It has always been my intention to create nicely annotated, printable plots, possibly very large and detailed, of the flights. PDF is a nice medium for this and when I found how easy it was to write out PDFs of the kind I needed (mostly lines and curves and some text) I targeted that. Also, PDFs have native support for Bezier curves - you give fixed and control points - which makes life easier.
We can glue together the beziers for the 3D representation, and we can compute the projections of the data points in 2D (as they would be seen by a pin-hole camera) and then glue them together again. But this seems like a wasteful double computation. Once we have a 3D bezier representation can we project that 3D bezier into 2D (anchor and control points via camera transform) and will that bezier behave well? Will it maintain the original continuity properties?
https://stackoverflow.com/questions/18921962/how-to-visually-match-the-perspective-projection-of-a-b%C3%A9zier-curve-to-the-origin -> Projecting the control points of a Bezier curve onto the near plane by using the appropriate view matrix should yield a rational Bezier curve that is the same as what you see in the viewport.
This class note is very nice: it goes slowly through the projection matrix and homogenous coordinates, but accelerates rapidly at the end to come to the statement that "The perspective projection of a spatial Bezier curve yields a rational Bezier curve,"
https://www.rose-hulman.edu/~finn/CCLI/Notes/day21.pdf
The key technical problem in this project was doing websearches like "pdf bezier curve"
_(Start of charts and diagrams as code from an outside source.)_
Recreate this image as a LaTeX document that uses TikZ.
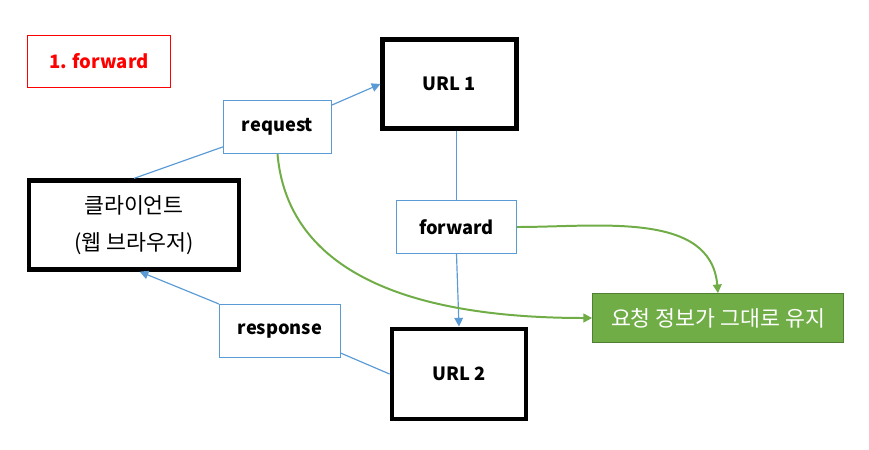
\documentclass[tikz,border=0pt]{standalone}
\usepackage{fontspec}
\setmainfont{Noto Sans CJK KR}
\usetikzlibrary{arrows.meta,positioning,calc}
\definecolor{lineblue}{RGB}{91,155,213}
\definecolor{keepgreen}{RGB}{112,173,71}
\definecolor{keepedge}{RGB}{80,126,50}
\newcommand{\krtext}{\fontsize{18.5}{31}\selectfont}
\begin{document}
\begin{tikzpicture}[>={Triangle[length=2.6mm,width=2.6mm]},x=1.000cm,y=1.000cm,
 font=\fontsize{15.6}{31}\selectfont,
 page/.style={draw=black,line width=4.2pt,minimum width=4.0cm,minimum height=2.65cm,font=\fontsize{15.6}{31}\selectfont\bfseries},
 msg/.style={draw=lineblue,line width=0.9pt,minimum width=3.24cm,minimum height=1.59cm,font=\fontsize{15.6}{31}\selectfont\bfseries},
 link/.style={lineblue,line width=1pt},
 keep/.style={keepgreen,line width=1.7pt}]
\useasboundingbox (0,0) rectangle (26.070,-13.470);
\node[draw=red,line width=0.9pt,text=red,minimum width=4.29cm,minimum height=1.56cm,font=\fontsize{15.8}{31}\selectfont\bfseries] (title) at (2.970,-1.845) {1. forward};
\node[page] (url1) at (13.485,-2.520) {URL 1};
\node[msg] (request) at (8.325,-3.810) {request};
\node[page,minimum width=6.30cm,align=center,font=\krtext] (client) at (4.020,-6.750) {클라이언트\\(웹 브라우저)};
\node[msg,minimum width=3.60cm] (fwd) at (13.695,-6.810) {forward};
\node[msg,minimum width=3.63cm] (response) at (8.400,-9.930) {response};
\node[page,minimum width=4.02cm,minimum height=2.70cm] (url2) at (13.770,-11.220) {URL 2};
\node[fill=keepgreen,draw=keepedge,line width=0.6pt,text=white,minimum width=7.53cm,minimum height=1.47cm,font=\krtext] (kept) at (21.540,-9.540) {요청 정보가 그대로 유지};
\draw[link] (client.north) -- (request.200);
\draw[link,->] (request.22) -- (url1.west);
\draw[link] (url1.south -| fwd.north) -- (fwd.north);
\draw[link,->] (fwd.south) -- (url2.north);
\draw[link] (url2.west) -- (response.-20);
\draw[link,->] (response.north west) -- (client.-83);
\draw[keep,->] (request.south) to[out=-85,in=180] (kept.west);
\draw[keep,->] (fwd.east) to[out=0,in=95] (kept.north);
\end{tikzpicture}
\end{document}
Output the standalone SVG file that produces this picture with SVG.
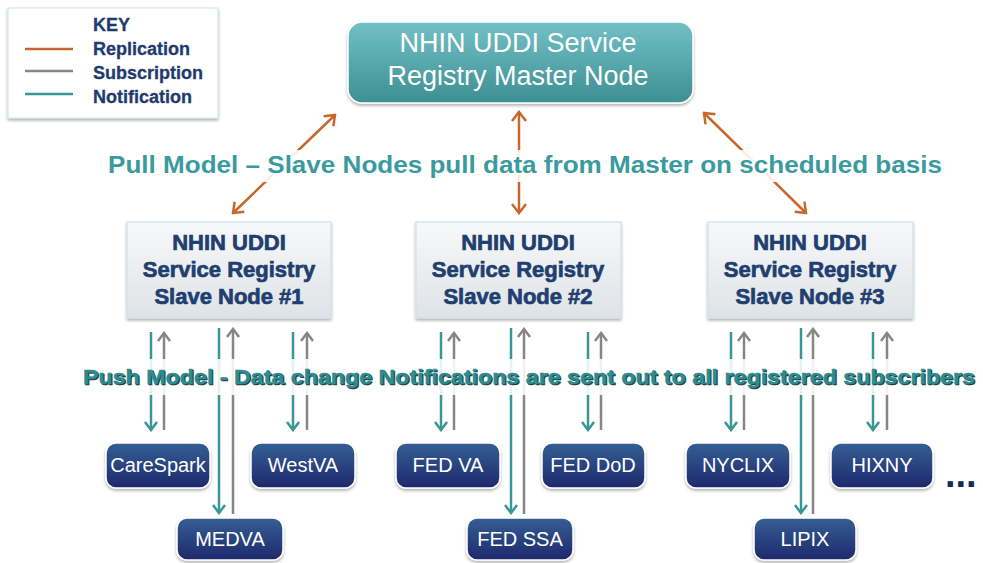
<svg xmlns="http://www.w3.org/2000/svg" width="983" height="563" viewBox="0 0 983 563">
<style>
.key{font-family:"Liberation Sans",Arial,sans-serif;font-weight:bold;font-size:18px;fill:#1f3b6e;stroke:#1f3b6e;stroke-width:0.3}
.mt{font-family:"Liberation Sans",Arial,sans-serif;font-size:27px;fill:#ffffff;text-anchor:middle}
.st{font-family:"Liberation Sans",Arial,sans-serif;font-weight:bold;font-size:22px;fill:#1f3f70;stroke:#1f3f70;stroke-width:0.7;text-anchor:middle}
.bt{font-family:"Liberation Sans",Arial,sans-serif;font-size:20px;fill:#ffffff;text-anchor:middle}
.big{font-family:"Liberation Sans",Arial,sans-serif;font-weight:bold;text-anchor:middle}
.tl{stroke:#3a9696;stroke-width:2.5;fill:none}
.gl{stroke:#868686;stroke-width:2.5;fill:none}
.ol{stroke:#c8672b;stroke-width:2.5;fill:none}
.bn{fill:url(#gNavy);stroke:#ffffff;stroke-width:1.5;filter:url(#sh)}
.sn{fill:url(#gSlave);stroke:#cfe0ea;stroke-width:1.2;filter:url(#sh)}
</style>
<defs>
<linearGradient id="gMaster" x1="0" y1="0" x2="0" y2="1"><stop offset="0" stop-color="#72c0c5"/><stop offset="1" stop-color="#3d8f94"/></linearGradient>
<linearGradient id="gSlave" x1="0" y1="0" x2="0" y2="1"><stop offset="0" stop-color="#f7f8f9"/><stop offset="1" stop-color="#dfe3e7"/></linearGradient>
<linearGradient id="gNavy" x1="0" y1="0" x2="0" y2="1"><stop offset="0" stop-color="#355f94"/><stop offset="1" stop-color="#1e286c"/></linearGradient>
<filter id="sh" x="-10%" y="-10%" width="120%" height="130%"><feDropShadow dx="0" dy="2" stdDeviation="1.5" flood-color="#000" flood-opacity="0.3"/></filter>
<marker id="aT" viewBox="0 0 14 14" refX="12" refY="7" markerWidth="14" markerHeight="14" markerUnits="userSpaceOnUse" orient="auto"><path d="M4,1 L12,7 L4,13" fill="none" stroke="#3a9696" stroke-width="2.5"/></marker>
<marker id="aG" viewBox="0 0 14 14" refX="12" refY="7" markerWidth="14" markerHeight="14" markerUnits="userSpaceOnUse" orient="auto"><path d="M4,1 L12,7 L4,13" fill="none" stroke="#868686" stroke-width="2.5"/></marker>
<marker id="aO" viewBox="0 0 16 16" refX="14" refY="8" markerWidth="16" markerHeight="16" markerUnits="userSpaceOnUse" orient="auto-start-reverse"><path d="M5,1 L14,8 L5,15" fill="none" stroke="#c8672b" stroke-width="2.5"/></marker>
</defs>
<rect width="983" height="563" fill="#ffffff"/>

<g id="key">
<rect x="8" y="8" width="210" height="110" fill="#ffffff" stroke="#d3e6ec" stroke-width="1.2" filter="url(#sh)"/>
<line x1="25" y1="49" x2="73" y2="49" class="ol"/>
<line x1="25" y1="71" x2="73" y2="71" class="gl"/>
<line x1="25" y1="94" x2="73" y2="94" class="tl"/>
<text x="93" y="31" class="key">KEY</text>
<text x="93" y="55" class="key">Replication</text>
<text x="93" y="79" class="key">Subscription</text>
<text x="93" y="103" class="key">Notification</text>
</g>

<g id="connectors">
<line x1="335" y1="115" x2="233" y2="213" class="ol" marker-start="url(#aO)" marker-end="url(#aO)"/>
<line x1="519" y1="112" x2="519" y2="213" class="ol" marker-start="url(#aO)" marker-end="url(#aO)"/>
<line x1="704" y1="113" x2="806" y2="213" class="ol" marker-start="url(#aO)" marker-end="url(#aO)"/>

<line x1="151" y1="332" x2="151" y2="430" class="tl" marker-end="url(#aT)"/>
<line x1="164" y1="430" x2="164" y2="333" class="gl" marker-end="url(#aG)"/>
<line x1="219" y1="328" x2="219" y2="513" class="tl" marker-end="url(#aT)"/>
<line x1="233" y1="514" x2="233" y2="329" class="gl" marker-end="url(#aG)"/>
<line x1="293" y1="332" x2="293" y2="430" class="tl" marker-end="url(#aT)"/>
<line x1="307" y1="430" x2="307" y2="333" class="gl" marker-end="url(#aG)"/>

<line x1="441" y1="332" x2="441" y2="430" class="tl" marker-end="url(#aT)"/>
<line x1="454" y1="430" x2="454" y2="333" class="gl" marker-end="url(#aG)"/>
<line x1="511" y1="328" x2="511" y2="513" class="tl" marker-end="url(#aT)"/>
<line x1="524" y1="514" x2="524" y2="329" class="gl" marker-end="url(#aG)"/>
<line x1="588" y1="332" x2="588" y2="430" class="tl" marker-end="url(#aT)"/>
<line x1="601" y1="430" x2="601" y2="333" class="gl" marker-end="url(#aG)"/>

<line x1="731" y1="332" x2="731" y2="430" class="tl" marker-end="url(#aT)"/>
<line x1="744" y1="430" x2="744" y2="333" class="gl" marker-end="url(#aG)"/>
<line x1="801" y1="328" x2="801" y2="513" class="tl" marker-end="url(#aT)"/>
<line x1="813" y1="514" x2="813" y2="329" class="gl" marker-end="url(#aG)"/>
<line x1="873" y1="332" x2="873" y2="430" class="tl" marker-end="url(#aT)"/>
<line x1="887" y1="430" x2="887" y2="333" class="gl" marker-end="url(#aG)"/>
</g>

<g id="pull-label">
<rect x="100" y="150" width="850" height="32" fill="#ffffff" opacity="0.88"/>
<text x="525" y="173" class="big" font-size="23" fill="#3a9a9e" stroke="#ffffff" stroke-width="3" paint-order="stroke" textLength="834" lengthAdjust="spacingAndGlyphs">Pull Model – Slave Nodes pull data from Master on scheduled basis</text>
</g>

<g id="push-label">
<rect x="78" y="359" width="902" height="36" fill="#ffffff" opacity="0.88"/>
<text x="530" y="385" class="big" font-size="21" fill="#1d3d40" stroke="#1d3d40" stroke-width="0.6" textLength="892" lengthAdjust="spacingAndGlyphs">Push Model - Data change Notifications are sent out to all registered subscribers</text>
<text x="529" y="384" class="big" font-size="21" fill="#2e8b8f" stroke="#2e8b8f" stroke-width="0.5" textLength="892" lengthAdjust="spacingAndGlyphs">Push Model - Data change Notifications are sent out to all registered subscribers</text>
</g>

<g id="master">
<rect x="348" y="22" width="345" height="81" rx="14" fill="url(#gMaster)" stroke="#ffffff" stroke-width="1.5" filter="url(#sh)"/>
<text x="518" y="52" class="mt">NHIN UDDI Service</text>
<text x="518" y="85" class="mt">Registry Master Node</text>
</g>

<g id="slave1">
<rect x="127" y="222" width="204" height="96" class="sn"/>
<text x="229" y="250" class="st">NHIN UDDI</text>
<text x="229" y="277" class="st">Service Registry</text>
<text x="229" y="304" class="st">Slave Node #1</text>
</g>
<g id="slave2">
<rect x="416" y="222" width="205" height="96" class="sn"/>
<text x="518" y="250" class="st">NHIN UDDI</text>
<text x="518" y="277" class="st">Service Registry</text>
<text x="518" y="304" class="st">Slave Node #2</text>
</g>
<g id="slave3">
<rect x="708" y="222" width="205" height="96" class="sn"/>
<text x="810" y="250" class="st">NHIN UDDI</text>
<text x="810" y="277" class="st">Service Registry</text>
<text x="810" y="304" class="st">Slave Node #3</text>
</g>

<g id="carespark"><rect x="106" y="443" width="104" height="45" rx="10" class="bn"/><text x="158" y="472" class="bt">CareSpark</text></g>
<g id="westva"><rect x="251" y="443" width="104" height="45" rx="10" class="bn"/><text x="303" y="472" class="bt">WestVA</text></g>
<g id="medva"><rect x="177" y="518" width="106" height="42" rx="10" class="bn"/><text x="230" y="546" class="bt">MEDVA</text></g>
<g id="fedva"><rect x="396" y="443" width="104" height="45" rx="10" class="bn"/><text x="448" y="472" class="bt">FED VA</text></g>
<g id="feddod"><rect x="542" y="443" width="103" height="45" rx="10" class="bn"/><text x="593" y="472" class="bt">FED DoD</text></g>
<g id="fedssa"><rect x="467" y="518" width="106" height="42" rx="10" class="bn"/><text x="520" y="546" class="bt">FED SSA</text></g>
<g id="nyclix"><rect x="686" y="443" width="104" height="45" rx="10" class="bn"/><text x="738" y="472" class="bt">NYCLIX</text></g>
<g id="hixny"><rect x="831" y="443" width="102" height="45" rx="10" class="bn"/><text x="882" y="472" class="bt">HIXNY</text></g>
<g id="lipix"><rect x="754" y="518" width="102" height="42" rx="10" class="bn"/><text x="805" y="546" class="bt">LIPIX</text></g>

<text x="945" y="487" font-family="Liberation Sans, Arial, sans-serif" font-weight="bold" font-size="38" fill="#1a2a55">...</text>
</svg>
As an aside, ran into an "interactive API" - just a cool idea and well executed https://pomax.github.io/bezierjs/
keywords: curve simplification
https://www.adobe.com/content/dam/acom/en/devnet/pdf/pdfs/PDF32000_2008.pdf
My goal is to be able to run the following simulation:
Simulation: 60 bodies (full solar-system, no asteroids/comets) + 20 spaceships, for a time span 100 years
On my current laptop:
Machine specs: 16GB, 2.7 GHz Intel Core i5 (2 cores)
The raw compute is not so much of an issue, especially given that it's not an interactive simulation. What is challenging is the sheer size of the data produced which is unwieldy to store and display.
The LOD problem hits us when we zoom in to take a closer look at a region of space. One way to mitigate this is to adaptively sample the simulation to reduce the data volume and then interpolate (upsample) dynamically, as needed, those parts of the traces that we are looking closely at. The scheme is as follows:
- Use adaptive sampling to reduce data volume
- Define a volume around the camera target center called the neighborhood. When the camera gets within this neightborhood, interpolate.
- For a given camera distance sample all trajectories at a certain density and upto a certain spatial extent within the neighborhood
- The Orrery is recomputed (I'm assuming that, since this is already an interpolation this will be as fast (or faster that) cubic interpolation)
- The space craft trajectories are interpolated using a cubic spline
- Show at most one orbit of any body around the sun/SSB at any given time. This is because showing multiple orbits clutters up the display unnecessarily. We can do this by walking backwards from the current time cursor and stopping plotting when we describe an angle of 2pi
- The interpolation should run in a separate thread, triggered by camera movement
- We should optimize for the case where the user zooms in and then moves forward/backward in time - so we should be smart and not recompute overlapping sections
- It should be possible to cancel the interpolation computation and restart - for the case where the user changes the camera target
This scheme has the following limitations that we will see if we can live with
- We can position the camera such that there are objects and paths very close to the camera, but far from the central body. No interpolation will be triggered for these close bodies
We have to accept that for annotation purposes the spacecraft component of positions and velocities will be approximate, given that they are interpolations. However, for the purposes of what we use them for - designing flightplans and gaining intuitions of spaceflight, it should be fine. Also, precise annotations, like marking maximum distance, or maximum closing velocity will be marked from the actual data, as the event happens, so these will be exact.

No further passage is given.